**The data:**
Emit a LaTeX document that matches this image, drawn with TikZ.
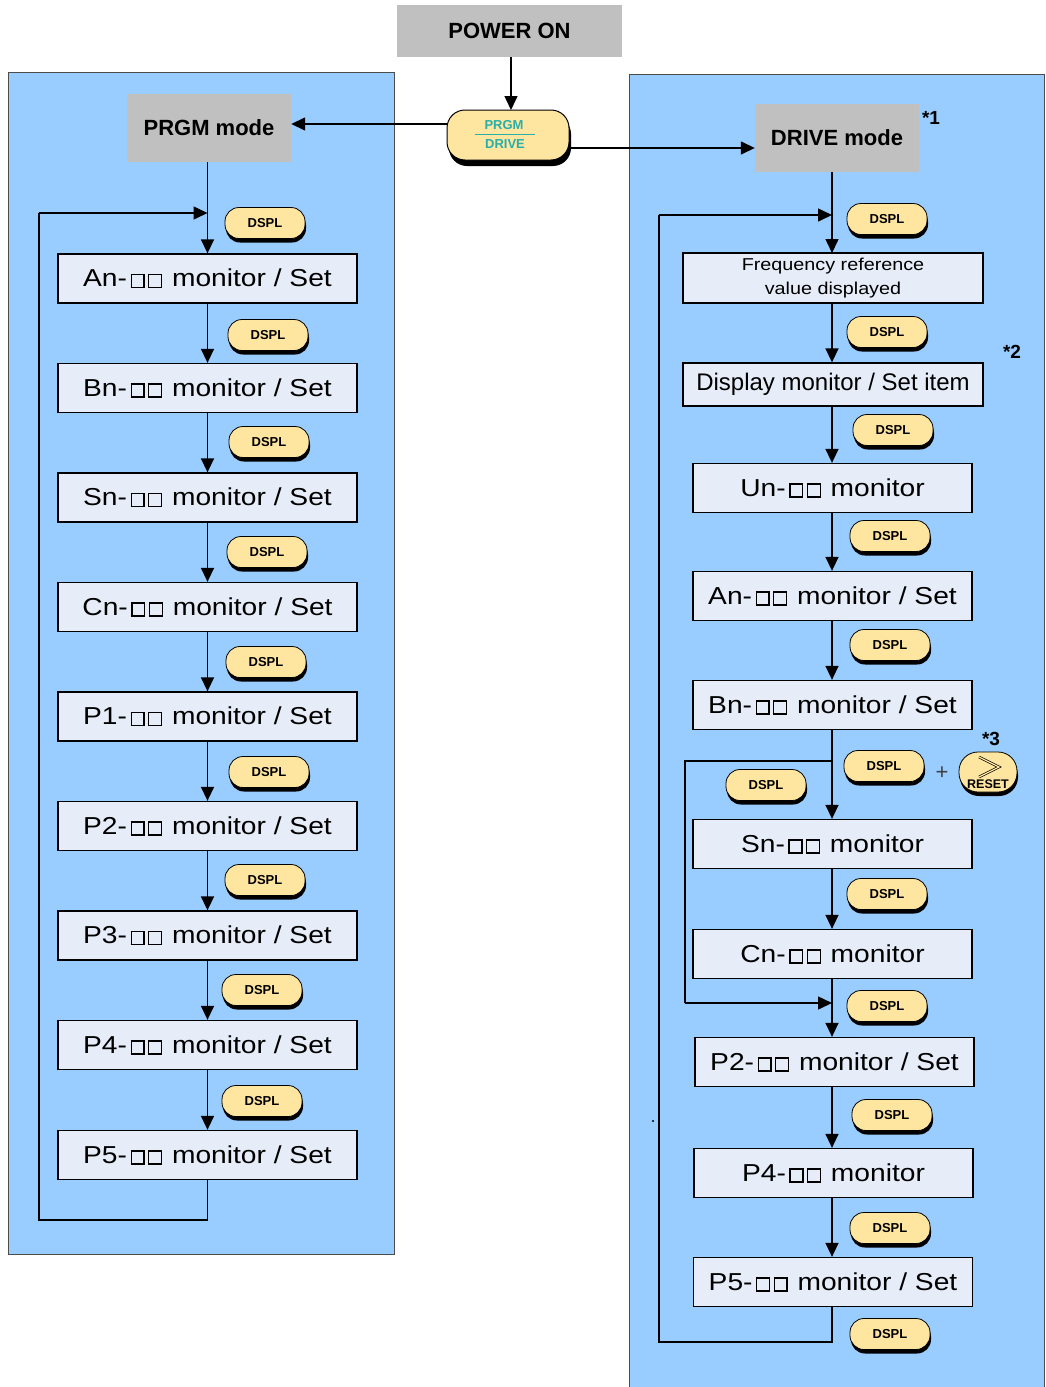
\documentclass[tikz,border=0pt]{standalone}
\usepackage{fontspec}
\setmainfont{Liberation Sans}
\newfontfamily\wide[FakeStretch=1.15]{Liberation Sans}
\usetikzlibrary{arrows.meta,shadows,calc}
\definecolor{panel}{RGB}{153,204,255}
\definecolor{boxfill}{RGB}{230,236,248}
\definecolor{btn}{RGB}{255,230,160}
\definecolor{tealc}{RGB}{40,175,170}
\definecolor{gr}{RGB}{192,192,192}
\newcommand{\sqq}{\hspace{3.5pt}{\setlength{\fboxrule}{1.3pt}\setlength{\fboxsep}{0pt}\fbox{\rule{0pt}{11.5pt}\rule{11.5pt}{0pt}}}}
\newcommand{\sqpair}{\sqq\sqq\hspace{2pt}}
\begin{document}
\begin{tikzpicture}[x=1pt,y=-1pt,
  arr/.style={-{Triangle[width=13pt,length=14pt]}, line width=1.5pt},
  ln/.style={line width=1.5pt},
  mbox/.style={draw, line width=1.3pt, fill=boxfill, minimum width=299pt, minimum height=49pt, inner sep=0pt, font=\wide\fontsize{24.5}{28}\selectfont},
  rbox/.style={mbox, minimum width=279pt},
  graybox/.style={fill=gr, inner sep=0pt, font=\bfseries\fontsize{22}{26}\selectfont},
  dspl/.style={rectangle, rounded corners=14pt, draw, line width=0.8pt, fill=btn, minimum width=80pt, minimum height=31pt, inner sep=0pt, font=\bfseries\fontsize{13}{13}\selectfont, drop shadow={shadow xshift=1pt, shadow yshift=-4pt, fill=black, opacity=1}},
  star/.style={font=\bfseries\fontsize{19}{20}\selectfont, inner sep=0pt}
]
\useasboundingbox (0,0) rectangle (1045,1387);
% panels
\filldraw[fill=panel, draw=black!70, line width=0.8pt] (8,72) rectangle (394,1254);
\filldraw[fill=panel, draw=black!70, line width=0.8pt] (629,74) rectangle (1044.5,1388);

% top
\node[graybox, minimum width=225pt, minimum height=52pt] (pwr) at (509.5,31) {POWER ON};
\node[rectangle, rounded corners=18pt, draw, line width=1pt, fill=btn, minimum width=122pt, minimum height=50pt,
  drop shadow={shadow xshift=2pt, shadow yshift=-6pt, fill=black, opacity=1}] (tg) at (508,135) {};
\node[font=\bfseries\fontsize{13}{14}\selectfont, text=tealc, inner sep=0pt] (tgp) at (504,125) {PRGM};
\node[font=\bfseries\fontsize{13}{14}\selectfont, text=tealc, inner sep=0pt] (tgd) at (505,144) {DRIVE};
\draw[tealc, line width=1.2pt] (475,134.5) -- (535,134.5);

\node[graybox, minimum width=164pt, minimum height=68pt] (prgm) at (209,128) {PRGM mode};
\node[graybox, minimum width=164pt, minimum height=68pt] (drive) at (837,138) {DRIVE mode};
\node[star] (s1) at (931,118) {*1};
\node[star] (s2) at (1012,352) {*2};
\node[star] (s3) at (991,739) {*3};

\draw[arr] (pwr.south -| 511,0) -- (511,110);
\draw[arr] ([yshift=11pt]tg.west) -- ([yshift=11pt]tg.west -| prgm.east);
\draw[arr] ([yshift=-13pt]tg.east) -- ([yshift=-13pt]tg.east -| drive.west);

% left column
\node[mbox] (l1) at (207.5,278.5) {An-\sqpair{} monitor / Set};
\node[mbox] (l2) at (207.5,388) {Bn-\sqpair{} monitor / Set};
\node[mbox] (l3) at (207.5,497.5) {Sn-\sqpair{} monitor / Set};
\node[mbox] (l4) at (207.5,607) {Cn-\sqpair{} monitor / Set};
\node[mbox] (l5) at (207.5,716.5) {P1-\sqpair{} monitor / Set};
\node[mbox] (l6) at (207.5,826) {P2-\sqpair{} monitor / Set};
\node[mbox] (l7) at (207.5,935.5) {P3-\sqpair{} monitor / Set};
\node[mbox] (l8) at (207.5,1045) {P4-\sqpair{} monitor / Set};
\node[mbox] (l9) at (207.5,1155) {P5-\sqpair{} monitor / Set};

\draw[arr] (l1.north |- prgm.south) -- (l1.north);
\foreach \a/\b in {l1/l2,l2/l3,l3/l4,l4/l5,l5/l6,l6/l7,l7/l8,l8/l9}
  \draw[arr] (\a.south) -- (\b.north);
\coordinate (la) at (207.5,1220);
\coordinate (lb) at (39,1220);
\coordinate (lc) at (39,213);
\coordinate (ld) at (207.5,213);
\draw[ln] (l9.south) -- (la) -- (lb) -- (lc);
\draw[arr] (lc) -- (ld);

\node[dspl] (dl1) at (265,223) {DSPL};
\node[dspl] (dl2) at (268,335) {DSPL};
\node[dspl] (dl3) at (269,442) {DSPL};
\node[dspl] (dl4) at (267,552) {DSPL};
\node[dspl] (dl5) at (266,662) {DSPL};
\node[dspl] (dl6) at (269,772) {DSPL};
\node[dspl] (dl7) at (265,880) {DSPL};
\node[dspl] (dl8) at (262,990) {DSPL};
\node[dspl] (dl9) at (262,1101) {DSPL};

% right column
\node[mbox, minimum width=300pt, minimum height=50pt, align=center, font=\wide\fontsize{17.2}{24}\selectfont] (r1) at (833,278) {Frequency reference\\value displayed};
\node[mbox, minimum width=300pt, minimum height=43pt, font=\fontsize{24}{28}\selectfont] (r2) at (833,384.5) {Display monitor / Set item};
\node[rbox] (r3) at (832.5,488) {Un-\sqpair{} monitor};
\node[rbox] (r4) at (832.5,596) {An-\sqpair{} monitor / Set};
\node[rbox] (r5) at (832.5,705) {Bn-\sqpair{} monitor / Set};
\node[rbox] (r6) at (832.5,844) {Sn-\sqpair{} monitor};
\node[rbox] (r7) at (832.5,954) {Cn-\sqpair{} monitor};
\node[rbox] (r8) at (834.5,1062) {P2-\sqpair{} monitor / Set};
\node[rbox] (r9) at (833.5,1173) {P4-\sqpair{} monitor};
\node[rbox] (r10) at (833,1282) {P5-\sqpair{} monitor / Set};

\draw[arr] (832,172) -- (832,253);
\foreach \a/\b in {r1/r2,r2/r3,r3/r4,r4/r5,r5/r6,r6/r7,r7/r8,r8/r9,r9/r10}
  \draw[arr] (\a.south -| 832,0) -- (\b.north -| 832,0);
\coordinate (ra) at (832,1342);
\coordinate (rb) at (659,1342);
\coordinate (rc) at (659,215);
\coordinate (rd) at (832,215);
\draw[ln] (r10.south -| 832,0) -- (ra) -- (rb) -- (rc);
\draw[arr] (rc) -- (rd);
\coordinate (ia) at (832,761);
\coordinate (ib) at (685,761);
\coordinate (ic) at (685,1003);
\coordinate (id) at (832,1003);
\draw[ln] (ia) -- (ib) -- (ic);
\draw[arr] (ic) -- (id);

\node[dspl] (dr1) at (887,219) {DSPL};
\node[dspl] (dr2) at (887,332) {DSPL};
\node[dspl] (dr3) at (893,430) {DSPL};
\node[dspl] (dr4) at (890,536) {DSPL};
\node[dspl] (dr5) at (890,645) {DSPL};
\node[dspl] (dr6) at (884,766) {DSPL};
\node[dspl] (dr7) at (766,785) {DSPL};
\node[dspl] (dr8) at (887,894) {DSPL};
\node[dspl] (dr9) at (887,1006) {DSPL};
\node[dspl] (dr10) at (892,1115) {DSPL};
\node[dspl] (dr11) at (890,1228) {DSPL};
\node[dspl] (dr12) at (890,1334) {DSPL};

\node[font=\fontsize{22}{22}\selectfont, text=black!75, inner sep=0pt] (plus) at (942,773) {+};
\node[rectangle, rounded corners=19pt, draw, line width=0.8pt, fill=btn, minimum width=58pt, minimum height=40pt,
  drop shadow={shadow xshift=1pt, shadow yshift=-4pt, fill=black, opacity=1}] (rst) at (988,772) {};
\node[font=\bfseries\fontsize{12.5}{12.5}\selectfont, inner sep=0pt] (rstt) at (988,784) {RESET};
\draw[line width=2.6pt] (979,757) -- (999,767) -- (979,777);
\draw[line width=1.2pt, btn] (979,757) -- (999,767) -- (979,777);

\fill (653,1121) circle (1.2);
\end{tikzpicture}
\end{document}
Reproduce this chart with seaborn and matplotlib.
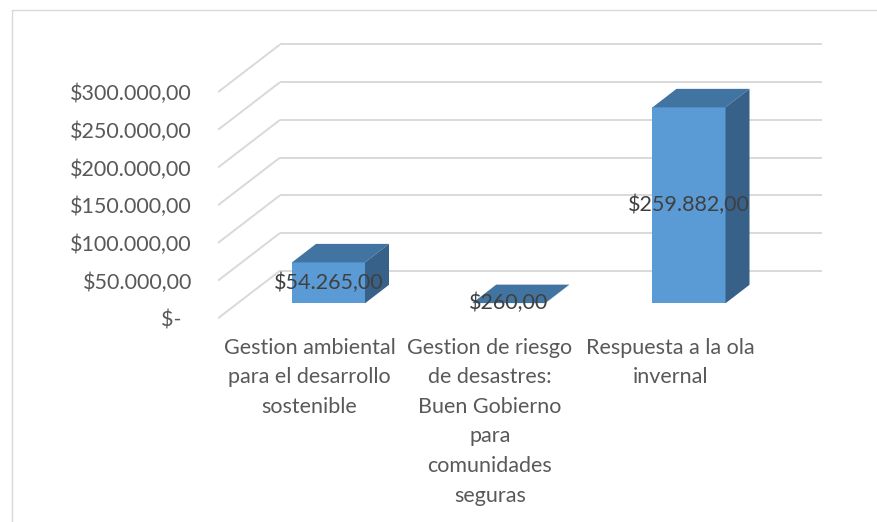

**Stated task:** Everything from the top line of the data down to and including the line with "(629,74) rectangle (1044.5,1388);" is to be copied, except the pictures.

**Reply to the task:**
Emit a LaTeX document that matches this image, drawn with TikZ.
\documentclass[tikz,border=0pt]{standalone}
\usepackage{fontspec}
\setmainfont{Liberation Sans}
\newfontfamily\wide[FakeStretch=1.15]{Liberation Sans}
\usetikzlibrary{arrows.meta,shadows,calc}
\definecolor{panel}{RGB}{153,204,255}
\definecolor{boxfill}{RGB}{230,236,248}
\definecolor{btn}{RGB}{255,230,160}
\definecolor{tealc}{RGB}{40,175,170}
\definecolor{gr}{RGB}{192,192,192}
\newcommand{\sqq}{\hspace{3.5pt}{\setlength{\fboxrule}{1.3pt}\setlength{\fboxsep}{0pt}\fbox{\rule{0pt}{11.5pt}\rule{11.5pt}{0pt}}}}
\newcommand{\sqpair}{\sqq\sqq\hspace{2pt}}
\begin{document}
\begin{tikzpicture}[x=1pt,y=-1pt,
  arr/.style={-{Triangle[width=13pt,length=14pt]}, line width=1.5pt},
  ln/.style={line width=1.5pt},
  mbox/.style={draw, line width=1.3pt, fill=boxfill, minimum width=299pt, minimum height=49pt, inner sep=0pt, font=\wide\fontsize{24.5}{28}\selectfont},
  rbox/.style={mbox, minimum width=279pt},
  graybox/.style={fill=gr, inner sep=0pt, font=\bfseries\fontsize{22}{26}\selectfont},
  dspl/.style={rectangle, rounded corners=14pt, draw, line width=0.8pt, fill=btn, minimum width=80pt, minimum height=31pt, inner sep=0pt, font=\bfseries\fontsize{13}{13}\selectfont, drop shadow={shadow xshift=1pt, shadow yshift=-4pt, fill=black, opacity=1}},
  star/.style={font=\bfseries\fontsize{19}{20}\selectfont, inner sep=0pt}
]
\useasboundingbox (0,0) rectangle (1045,1387);
% panels
\filldraw[fill=panel, draw=black!70, line width=0.8pt] (8,72) rectangle (394,1254);
\filldraw[fill=panel, draw=black!70, line width=0.8pt] (629,74) rectangle (1044.5,1388);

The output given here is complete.